South Korea is an excellent case in point. The stock exchange fell by 11% over two days. This is certainly of a similar magnitude to the falls felt by the FTSE this year. The solution proposed for South Korea and the other affected countries (Indonesia & Thailand being especially hit) was very simple: allow insolvent banks and financial institutions to fail.
This stands in stark contrast to the principles applied in the UK and the US. Insolvent bank after insolvent bank has been propped up by the state. From companies that were unheard of to the average UK household twelve months ago (Lehman Brothers) to firms that were seen as bread and butter British institutions (HBOS, Lloyds TSB) public money was showered on banks. After Northern Rock, which itself was nationalised a little less than a year ago, no bank was to be allowed to fail - the government effectively underwrote all deposits, although the nominal government limit was £50,000.

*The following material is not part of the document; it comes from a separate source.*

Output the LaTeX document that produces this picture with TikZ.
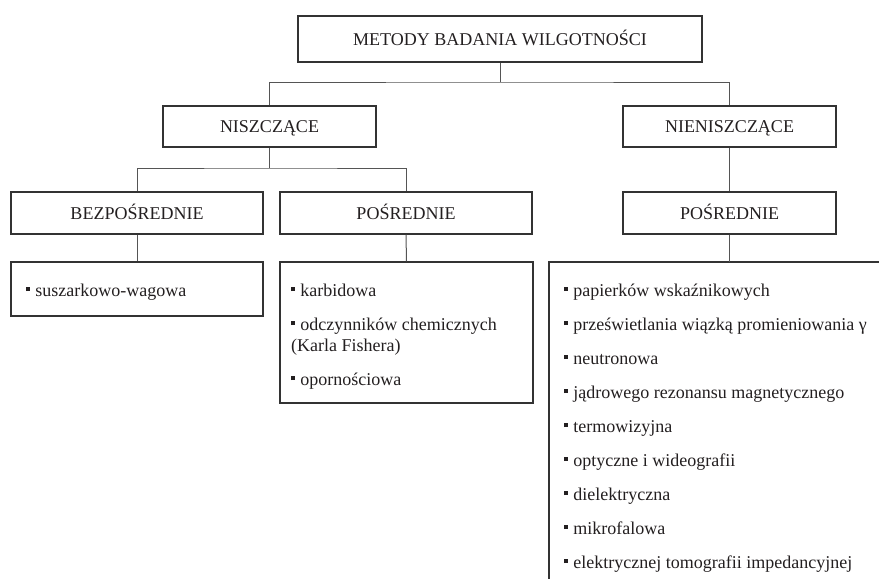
\documentclass[tikz,border=0pt]{standalone}
\usepackage{fontspec}
\setmainfont{Liberation Serif}
\definecolor{boxcol}{HTML}{333333}
\definecolor{linecol}{HTML}{555555}
\definecolor{txtcol}{HTML}{231F20}
% small square bullet used in the method lists
\newcommand{\sqbul}{\rule[0.27em]{0.23em}{0.23em}\hspace{0.28em}}
\begin{document}
\begin{tikzpicture}[x=1pt,y=-1pt,
  box/.style={draw=boxcol,line width=1.2pt,rectangle,inner sep=0pt,
    text height=12pt,text depth=0pt,font=\fontsize{18}{21}\selectfont,text=txtcol},
  listbox/.style={draw=boxcol,line width=1.2pt,rectangle,inner sep=0pt},
  conn/.style={draw=linecol,line width=1pt},
  item/.style={anchor=base west,inner sep=0pt,font=\fontsize{18}{21}\selectfont,text=txtcol}]
\useasboundingbox (0,0) rectangle (879,579);

% level 1
\node[box,minimum width=404,minimum height=46] (top) at (500,39) {METODY BADANIA WILGOTNOŚCI};
% level 2
\node[box,minimum width=213,minimum height=41] (nisz) at (269.5,126.5) {NISZCZĄCE};
\node[box,minimum width=213,minimum height=41] (nien) at (729.5,126.5) {NIENISZCZĄCE};
% level 3
\node[box,minimum width=252,minimum height=42] (bez)  at (137,213)   {BEZPOŚREDNIE};
\node[box,minimum width=252,minimum height=42] (posa) at (406,213)   {POŚREDNIE};
\node[box,minimum width=213,minimum height=42] (posb) at (729.5,213) {POŚREDNIE};

% list boxes
\node[listbox,minimum width=252,minimum height=54]  (bezl) at (137,289)   {};
\node[listbox,minimum width=253,minimum height=141] (posl) at (406.5,332.5) {};
\coordinate (rtr) at (879,262);
\coordinate (rtl) at (549,262);
\coordinate (rbl) at (549,579);
\coordinate (rtop) at (729.5,262);
\draw[draw=boxcol,line width=1.2pt] (rtr) -- (rtl) -- (rbl);

% connectors
\coordinate (j1) at (500,82);
\coordinate (j2) at (269.5,168);
\draw[conn] (top.south) -- (j1);
\draw[conn] (nisz.north) |- (j1) -| (nien.north);
\draw[conn] (nisz.south) -- (j2);
\draw[conn] (bez.north) |- (j2) -| (posa.north);
\draw[conn] (nien.south) -- (posb.north);
\draw[conn] (bez.south) -- (bezl.north);
\draw[conn] (posa.south) -- (posl.north);
\draw[conn] (posb.south) -- (rtop);

% direct methods
\node[item] (b1) at (26,296) {\sqbul suszarkowo-wagowa};
% indirect destructive methods
\node[item] (p1)  at (291,296) {\sqbul karbidowa};
\node[item] (p2)  at (291,330) {\sqbul odczynników chemicznych};
\node[item] (p2b) at (291,351) {(Karla Fishera)};
\node[item] (p3)  at (291,385) {\sqbul opornościowa};
% indirect non-destructive methods
\node[item] (n1) at (564,296) {\sqbul papierków wskaźnikowych};
\node[item] (n2) at (564,330) {\sqbul prześwietlania wiązką promieniowania γ};
\node[item] (n3) at (564,364) {\sqbul neutronowa};
\node[item] (n4) at (564,398) {\sqbul jądrowego rezonansu magnetycznego};
\node[item] (n5) at (564,432) {\sqbul termowizyjna};
\node[item] (n6) at (564,466) {\sqbul optyczne i wideografii};
\node[item] (n7) at (564,500) {\sqbul dielektryczna};
\node[item] (n8) at (564,534) {\sqbul mikrofalowa};
\node[item] (n9) at (564,568) {\sqbul elektrycznej tomografii impedancyjnej};
\end{tikzpicture}
\end{document}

Interest rates offer another sharp contrast. On January 8th 2008 the Bank of England cut interest rates to a record low. Cho and West provide a fascinating study of the efficacy of this policy, but for those who do not wish to examine page 11 interest rates about 10% were common in South Korea, Philippines and Thailand , and above 20% more frequent than one might hope. This rather contrasts with the 1.5% in the UK. As an International Monetary Fund (IMF) press release notes, "Interest rates will be kept high for some time".
The South East Asian crisis was not the same as the current crisis. Many countries had currencies pegged (that is fixed in value) to the US dollar, but structural weaknesses made it increasingly hard for states to maintain this pegging, and when released the currencies fell sharply. There is some logic in increasing interest rates (and thus making owning the currency more enviable) to counter a currency devaluation.
However, one cannot help but feel that what was prescribed for Johnny Foreigner with some gusto by the IMF is not what is being required of today those who, in 1997, were most vocal in setting the direction for the South East Asian economies. The striking difference in the philosophy of what do do with 'bad' banks amply underlines this point. While it was, supposedly, the prudent course of action to allow them to fail in South East Asia, they are, it is reported, 'Too Big to Fail' when they occur a little closer to home.
Perhaps it will be the South Koreans who, having been treated like naughty children, have the last laugh. South Korea's economy, and remarkably Thailand's given its appalling governmental troubles, have been strong since the crisis. Both have suffered in the current downturn, but it is entirely possible that the western contemporary edict requiring massive debt to be accepted, large bail outs provided to failing industries and the protection of almost any bank will not work as effectively. Countries that set the agenda for the South East Asian crisis may yet wish they had listened a little more carefully to their own advice.